The first of these pieces has been examining how virtual reality might be used to enhance the dramatic experience in Petrichor which is currently playing live at The Theatre Royal, Stratford East and can also be experienced online – naturally in the spirit of this blog I accessed the latter. It’s basically a dystopian fantasy piece in which a pair of people are caught up in a degrading and drudge like existence when the only three things which can be done are to work, to eat and to sleep. Nor is it clear exactly what that work is, but what is plain is that it is repetitive and soul destroying. In return Petrichor (the system) will ensure that nothing bad happens to you – but of course neither will anything good. In the best traditions of this type of fiction and despite the odds, a relationship forms and the bounds of the system are tested as the pair connect.
Ayesha Fazal and Dominic Coffey play the couple who interact with the system and, eventually each other. The piece is wordless and so everything is conveyed through the protagonists’ movements which are fluidly expressive one minute and staccato and regimented the next. As an audience member you are at the centre of the experience with everything going on around you – a reverse theatre in the round if you will. Although I didn’t have a VR set, and I’m sure if I had the piece would have been quite remarkable, the 360-degree conception still worked on a tablet with sweeps of the finger bringing new perspectives at will. This aspect actually replicated the theatre experience where you can, of course, have an element of control and look at any part of the stage or actor that you wish.
To me the piece was about mood and a celebration of what technology can accomplish. The various members of the creative/technical team are to be congratulated on conjuring up a dynamic and hypnotic piece which draws you in and presents theatre in a wholly new way. The pulsing music which put me in mind of Jean Michel Jarre but was by Neil Bettles, is a major contributor to this. The show is badged as being created by directors/choreographers Jonnie Riordan and Jess Williams with animator Ben Walden which I think is noteworthy because it is evident that some key elements of drama such as a plotline and characters have been rather marginalised. I notice among the listed credits there is no writer or dramaturg mentioned … and this shows. If ThickSkin can only marry its dynamic visual sense to something more purposefully structured, I think they may be on to something.

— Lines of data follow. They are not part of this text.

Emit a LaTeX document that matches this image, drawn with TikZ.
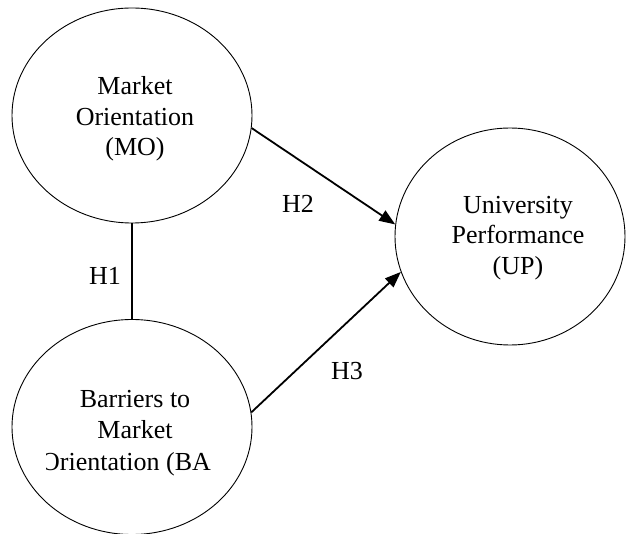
\documentclass[tikz,border=0pt]{standalone}
\usepackage{fontspec}
\setmainfont{Liberation Serif}
\usetikzlibrary{shapes.geometric,arrows.meta}
\begin{document}
\begin{tikzpicture}[x=1pt,y=-1pt,
  latent/.style={draw,ellipse,line width=0.9pt,inner sep=0pt},
  txt/.style={align=center,font=\fontsize{26}{30.5}\selectfont,inner sep=0pt},
  hyparrow/.style={line width=1.8pt,-{Triangle[length=16pt,width=12pt]}},
  hypline/.style={line width=1.3pt}
]
\useasboundingbox (0,0) rectangle (626,534);
\node[latent,minimum width=240pt,minimum height=215pt] (mo) at (132,115.5) {};
\node[latent,minimum width=240pt,minimum height=215pt] (ba) at (132,427) {};
\node[latent,minimum width=230pt,minimum height=217pt] (up) at (510,236.5) {};

\node[txt] (motxt) at (135,119) {Market\\Orientation\\(MO)};
\node[txt] (uptxt) at (518,238) {University\\Performance\\(UP)};
\node[txt,anchor=base] (ba1) at (135,407) {Barriers to};
\node[txt,anchor=base] (ba2) at (135,438) {Market};
\begin{scope}
  \clip (46,440) rectangle (240,490);
  \node[txt,anchor=base west] (ba3) at (41,470) {Orientation (BA};
\end{scope}

\draw[hypline] (mo.south) -- (ba.north);
\draw[hyparrow] (mo.-6) -- (up.174);
\draw[hyparrow] (ba.7) -- (up.198);

\node[txt] (h1) at (105,276) {H1};
\node[txt] (h2) at (298,204) {H2};
\node[txt] (h3) at (347,371) {H3};
\end{tikzpicture}
\end{document}
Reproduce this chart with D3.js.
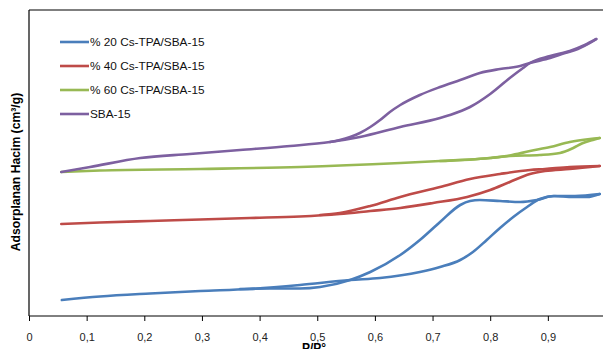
<!DOCTYPE html>
<html>
<head>
<meta charset="utf-8">
<script src="https://cdn.jsdelivr.net/npm/d3@7"></script>
<style>
  body { margin: 0; background: #fff; }
  svg { display: block; }
  .axis text { font-family: "Liberation Sans", Arial, sans-serif; font-size: 11px; fill: #222; }
  .axis path, .axis line { stroke: #000; }
</style>
</head>
<body>
<section></section>
<script>
// series names (legend order)
var seriesNames = ["% 20 Cs-TPA/SBA-15", "% 40 Cs-TPA/SBA-15", "% 60 Cs-TPA/SBA-15", "SBA-15"];
var seriesColors = ["#4A7EBB", "#BE4B48", "#98B954", "#7D60A0"];

// x tick values and their labels (the 1 tick falls just outside the picture)
var xTicks = [0, 0.1, 0.2, 0.3, 0.4, 0.5, 0.6, 0.7, 0.8, 0.9];
var xTickLabels = ["0", "0,1", "0,2", "0,3", "0,4", "0,5", "0,6", "0,7", "0,8", "0,9"];

// [P/P°, adsorbed volume] - adsorption branch (rising P) and desorption branch (falling P)
var ads20 = [[0.057,16],[0.123,19.5],[0.210,22.5],[0.297,25],[0.383,27],[0.470,31],[0.557,36],[0.609,38],[0.678,44],[0.713,49],[0.748,56],[0.770,64],[0.794,76],[0.817,88],[0.840,99],[0.864,109],[0.886,117],[0.912,120],[0.947,120],[0.990,122]];
var des20 = [[0.990,122],[0.968,119],[0.944,119],[0.909,120],[0.881,116],[0.852,114],[0.817,115],[0.782,116],[0.765,115],[0.748,111],[0.713,94],[0.678,76],[0.644,61],[0.592,44],[0.557,36],[0.505,29],[0.470,27.5],[0.418,27.5],[0.366,27]];

var ads40 = [[0.056,92],[0.123,93.5],[0.210,95],[0.297,96.5],[0.383,98],[0.470,99.5],[0.539,102],[0.592,105],[0.644,108],[0.701,113],[0.760,119],[0.800,126],[0.834,134],[0.869,142],[0.895,145],[0.938,147],[0.990,150]];
var des40 = [[0.990,150],[0.938,149],[0.895,147],[0.869,146],[0.817,142],[0.765,137],[0.713,129],[0.644,119],[0.592,110],[0.539,103],[0.505,101]];

var ads60 = [[0.056,144],[0.123,145.5],[0.297,147],[0.470,149],[0.644,153],[0.713,155],[0.800,158],[0.834,160],[0.886,161],[0.921,163],[0.944,168],[0.961,173],[0.978,176],[0.990,178]];
var des60 = [[0.990,178],[0.973,177],[0.938,174],[0.904,169],[0.869,165],[0.834,160.5],[0.800,158],[0.713,155]];

var adsSBA = [[0.056,144],[0.106,149],[0.193,158],[0.279,162],[0.366,166],[0.453,170],[0.522,174],[0.574,179],[0.644,189],[0.713,198],[0.730,201],[0.765,209],[0.800,222],[0.834,238],[0.857,248],[0.869,253],[0.904,260],[0.938,265],[0.964,271],[0.984,277]];
var desSBA = [[0.984,277],[0.973,273],[0.952,267],[0.930,263],[0.904,258],[0.869,253],[0.852,250],[0.817,247],[0.782,243],[0.748,236],[0.713,229],[0.678,221],[0.644,211],[0.626,204],[0.609,196],[0.592,189],[0.574,183],[0.557,179],[0.539,176],[0.522,174]];

var branches = [[ads20, des20], [ads40, des40], [ads60, des60], [adsSBA, desSBA]];

var width = 603;
var height = 349;

var xScale = d3.scaleLinear()
    .domain([0, 1])
    .range([29, 605.5]);

var yScale = d3.scaleLinear()
    .domain([0, 306])
    .range([316, 10]);

var svg = d3.select("section")
    .append("svg")
    .attr("width", width)
    .attr("height", height);

// plot area border (left and top; right side is cut off)
svg.append("line")
    .attr("x1", xScale(0)).attr("x2", xScale(0))
    .attr("y1", yScale(306)).attr("y2", yScale(0))
    .attr("stroke", "#000").attr("stroke-width", 1.2);

svg.append("line")
    .attr("x1", xScale(0)).attr("x2", width)
    .attr("y1", yScale(306)).attr("y2", yScale(306))
    .attr("stroke", "#000").attr("stroke-width", 1.2);

// x axis
var xAxis = d3.axisBottom(xScale)
    .tickValues(xTicks)
    .tickSize(5)
    .tickSizeOuter(0)
    .tickPadding(12)
    .tickFormat(function(d, i) { return xTickLabels[i]; });

var xg = svg.append("g")
    .attr("class", "axis")
    .attr("transform", "translate(0," + yScale(0) + ")")
    .call(xAxis);

// domain line runs to the picture edge
xg.select(".domain").attr("d", "M" + xScale(0) + ",0H" + width);

// isotherm curves, each branch drawn on its own
var line = d3.line()
    .x(function(d) { return xScale(d[0]); })
    .y(function(d) { return yScale(d[1]); })
    .curve(d3.curveMonotoneX);

var groups = svg.selectAll("g.iso")
    .data(branches)
    .enter()
    .append("g")
    .attr("class", "iso");

groups.selectAll("path")
    .data(function(d, i) { return [{pts: d[0], c: i}, {pts: d[1].slice().reverse(), c: i}]; })
    .enter()
    .append("path")
    .attr("d", function(d) { return line(d.pts); })
    .attr("fill", "none")
    .attr("stroke", function(d) { return seriesColors[d.c]; })
    .attr("stroke-width", 2.6)
    .attr("stroke-linejoin", "round")
    .attr("stroke-linecap", "round");

// legend
var legend = svg.selectAll("g.legend")
    .data(seriesNames)
    .enter()
    .append("g")
    .attr("class", "legend")
    .attr("transform", function(d, i) { return "translate(60," + (42 + i * 24) + ")"; });

legend.append("line")
    .attr("x1", 0).attr("x2", 29)
    .attr("stroke", function(d, i) { return seriesColors[i]; })
    .attr("stroke-width", 2.6);

legend.append("text")
    .attr("x", 30)
    .attr("dy", "0.35em")
    .style("font-family", "'Liberation Sans', Arial, sans-serif")
    .style("font-size", "11.8px")
    .attr("fill", "#111")
    .text(function(d) { return d; });

// axis titles
svg.append("text")
    .attr("transform", "translate(20," + 172 + ") rotate(-90)")
    .style("text-anchor", "middle")
    .style("font-family", "'Liberation Sans', Arial, sans-serif")
    .style("font-size", "12.2px")
    .style("font-weight", "bold")
    .text("Adsorplanan Hacim (cm³/g)");

svg.append("text")
    .attr("x", 314)
    .attr("y", 352)
    .style("text-anchor", "middle")
    .style("font-family", "'Liberation Sans', Arial, sans-serif")
    .style("font-size", "12px")
    .style("font-weight", "bold")
    .text("P/P°");
</script>
</body>
</html>
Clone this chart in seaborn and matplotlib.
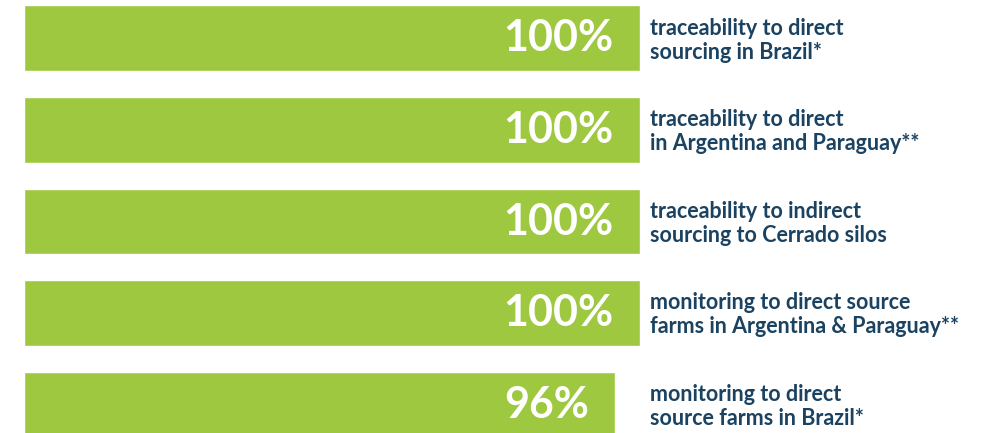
import matplotlib
matplotlib.use("Agg")
import matplotlib.pyplot as plt
import seaborn as sns
import pandas as pd

# values
labels = [
    "traceability to direct\nsourcing in Brazil*",
    "traceability to direct\nin Argentina and Paraguay**",
    "traceability to indirect\nsourcing to Cerrado silos",
    "monitoring to direct source\nfarms in Argentina & Paraguay**",
    "monitoring to direct\nsource farms in Brazil*",
]
values = [100, 100, 100, 100, 96]

df = pd.DataFrame({"label": labels, "value": values})

sns.set_style("white")
plt.rcParams["font.family"] = ["Lato", "DejaVu Sans"]

fig = plt.figure(figsize=(10, 4.33), dpi=100)
ax = fig.add_axes([0.024, 0, 0.616, 1])

sns.barplot(data=df, x="value", y="label", orient="h", color="#9ec83f",
            width=0.72, saturation=1, ax=ax)

ax.set_xlim(0, 100)
ax.set_ylim(4.31, -0.42)
ax.axis("off")

for i, (lab, v) in enumerate(zip(labels, values)):
    ax.text(v - 4.3, i, f"{v}%", ha="right", va="center", color="white",
            fontsize=31, fontweight="bold")
    ax.text(101.6, i + 0.02, lab, ha="left", va="center", color="#1b4361",
            fontsize=15.5, fontweight="bold", linespacing=1.18, clip_on=False)

fig.savefig("out.png", dpi=100)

From a piece heavily predicated on the visual, to something which has no visuals at all, other than the ones conjured up in your own head. Eternal from Darkfield Radio will provide you with plenty of those and late at night not all of them may seem particularly welcome. This is the third piece in a “site specific” loose trilogy from Darkfield – the other two Double and Visitors require a willing partner in the same physical space (your kitchen and living room respectively) to play along. In this instance you are on your own and the location of choice is your bedroom. The instructions at the start of the short play instruct you to lie down in the dark and close your eyes. From here Glen Neath’s script transports you to another bedroom …or someone/thing is transported to yours. The sort of faint but troublesome noises which you hear at the dead of night are replicated and a hypnotically lilting voice (Lloyd Hutchinson) relays a tale of horror that becomes genuinely disturbing. Although, unlike its predecessor above, this piece does have a narrative, I was more or less happy to forget about it and simply revel in the total creepiness of it all which was made all the stronger for the use of suggestion. The whole is complemented by David Rosenberg’s excellent sound tech which I’m sure would have you hiding behind the sofa if you weren’t already lying down in bed.